Living in San Francisco for quite some time, I have seen obviously deranged homeless. Some of whom have become dangerous to others but many more who have become prey.

Nevertheless, I think that there is a danger in allowing the government or even families to forcibly and involuntarily incarcerate and treat the mentally ill without some very STRINGENT rules and oversight.

The slippery slope is just too dangerous to allow our corrupt government to be in charge.

I just do not trust the goodwill of the government.

Dust Bunny Queen said...

Woah.

Pogo. your post is timed perfectly

1/11/11 11:11 AM

!!!

Cool.

KCFleming said...

Weird.
Does that mean I'm automatically right, or wrong, or that I disapp

Jim S. said...

"I'm pretty sure I've come to the conclusion that words mean nothing."

If words mean nothing, why is he using words to express his meaning? He's presupposing that words have meaning in order to deny that words have meaning.

Anonymous said...

As a psychoanalysis and therotican specializing in foucualt and deconstuction, I feel confident in saying that perhaps this isn't really a true case of "mental illness" in the true meaning of "mental illness". I believe that this is an action done by the introspective alineation and frustration of Loughner.
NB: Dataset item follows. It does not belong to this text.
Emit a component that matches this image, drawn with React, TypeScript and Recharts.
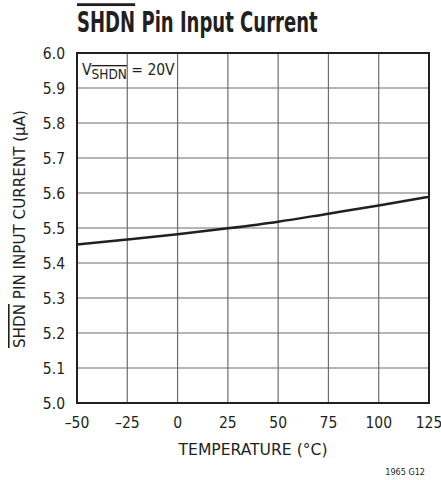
import { LineChart, Line, XAxis, YAxis, CartesianGrid, ReferenceArea, Label, Customized } from 'recharts'

const temps = [-50, -25, 0, 25, 50, 75, 100, 125]
const current = [5.453, 5.467, 5.482, 5.499, 5.518, 5.541, 5.564, 5.589]
const xTicks = [-50, -25, 0, 25, 50, 75, 100, 125]
const yTicks = [5.0, 5.1, 5.2, 5.3, 5.4, 5.5, 5.6, 5.7, 5.8, 5.9, 6.0]

const data = temps.map((t, i) => ({ t, i: current[i] }))

const FONT = "'Liberation Sans Narrow', 'DejaVu Sans Condensed', 'Roboto', sans-serif"
const INK = '#231f20'

function fmtTemp(v: number) {
  return v < 0 ? `\u2013${Math.abs(v)}` : `${v}`
}

function YTitle(props: any) {
  const vb = props.viewBox
  const cy = vb.y + vb.height / 2 + 1
  const cx = 19
  return (
    <text
      x={cx}
      y={cy}
      transform={`rotate(-90 ${cx} ${cy})`}
      textAnchor="middle"
      dominantBaseline="central"
      fontFamily={FONT}
      fontSize={16}
      textLength={238}
      lengthAdjust="spacingAndGlyphs"
      fill={INK}
    >
      <tspan style={{ textDecoration: 'overline' }}>SHDN</tspan>
      <tspan> PIN INPUT CURRENT (µA)</tspan>
    </text>
  )
}

function XTitle(props: any) {
  const vb = props.viewBox
  const cx = vb.x + vb.width / 2
  return (
    <text
      x={cx}
      y={vb.y + 52}
      textAnchor="middle"
      fontFamily={FONT}
      fontSize={16.5}
      textLength={149}
      lengthAdjust="spacingAndGlyphs"
      fill={INK}
    >
      TEMPERATURE (°C)
    </text>
  )
}

function Extras() {
  return (
    <g fontFamily={FONT} fill={INK}>
      {/* title, narrowed horizontally to look like the condensed face of the original */}
      <text transform="translate(77 32) scale(0.716 1)" x={0} y={0} fontSize={28} fontWeight="bold">
        <tspan style={{ textDecoration: 'overline' }}>SHDN</tspan>
        <tspan> Pin Input Current</tspan>
      </text>
      <text x={82} y={75} fontSize={15.5}>
        <tspan>V</tspan>
        <tspan dy={4} fontSize={13.5} style={{ textDecoration: 'overline' }}>SHDN</tspan>
        <tspan dy={-4}> = 20V</tspan>
      </text>
      <text x={425} y={475} fontSize={9} textAnchor="end">1965 G12</text>
    </g>
  )
}

export default function App() {
  return (
    <div style={{ position: 'absolute', left: 0, top: 0, width: 441, height: 480, background: '#fff' }}>
      <LineChart width={441} height={480} data={data} margin={{ top: 53, right: 12, left: 0, bottom: 0 }}>
        <CartesianGrid stroke="#6d6d6d" strokeWidth={1.2} />
        <XAxis
          dataKey="t"
          type="number"
          domain={[-50, 125]}
          ticks={xTicks}
          tickFormatter={fmtTemp}
          height={77}
          tickLine={false}
          tickSize={0}
          tickMargin={14}
          axisLine={false}
          tick={{ fontSize: 15.5, fill: INK, fontFamily: FONT }}
        >
          <Label content={XTitle} />
        </XAxis>
        <YAxis
          type="number"
          domain={[5.0, 6.0]}
          ticks={yTicks}
          tickFormatter={(v: number) => v.toFixed(1)}
          width={77}
          tickLine={false}
          tickSize={0}
          tickMargin={12}
          axisLine={false}
          tick={{ fontSize: 15.5, fill: INK, fontFamily: FONT }}
        >
          <Label content={YTitle} />
        </YAxis>
        <ReferenceArea x1={-50} x2={125} y1={5.0} y2={6.0} fill="none" stroke={INK} strokeWidth={2} ifOverflow="visible" />
        <Line type="monotone" dataKey="i" stroke={INK} strokeWidth={2.5} dot={false} isAnimationActive={false} />
        <Customized component={Extras} />
      </LineChart>
    </div>
  )
}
In sociology there is a term that refers to this called "anomie". Emile Durkhiem coined this term in germany back in the day when studying suicide. Durkiem came to the conclussion that when someone commits suicide it is because the individual has lost connection with society at-hand (the use of "at-hand" is a refent to Martin Heidieggar's being at time, which I wont go into here). I believe that Loughner is a victom of the post-modern condition that modern society has become. Much like the suicide bomber, Loughner sought to make himself heard through extreme violence. One can theorize that the sucide bomber uses his/her body to communicate an extreme disenchantment with their world. We can come to this notion if we take the presupposition of "all behavior is communication". What is Loughner is communicating is a alienation of society. In what indirect information media (Like this blog) has given about Loughner is that he felt that his ideas were made invisiable and that society is being increasingly being made that way by government. That statement can be debated, BUT only if we accept that Loughner is sane and has articulable statements. However, many of us (especially media) wants to believe that Loughner is crazy, mentally ill, and psychopathic. The problem with this label is that is sweeps a problem that is symptomatic of US society under the rug. The debate of political rhetoric and political tensions minimized. I believe that we should take this unfortent and sad event and look at it critically so that we can understand what elements in our society is alienating, and how we can fix the deep underlining problems rather than placing the band-aid of "lunacy" over an possibly infected wood in the political domain of U.S. society.

Unknown said...

Words have no meaning. Your question uses words, therefore your question has no meaning.

Unknown said...

@ Drj Lopez,
If you're really studying Foucault...then you'd realize that this is in fact a case of "true mental illness." You're failing to realize that "mental illness" is prescribed by those in power. Those people in power give that label its truth. There's no question that Loughner deviates from what is considered "normal." Further, the fact that his political and linguistic views are being written off as nonsense and insanity just point right at what Foucault described in the silencing of madness. One more thing, you have an uncanny amount of typos and mistakes. Slightly distracting.

Unknown said...

The man was clearly disturbed, and held the idea that the government did nothing. "If words have no meaning" implies that the government is all talk and no action.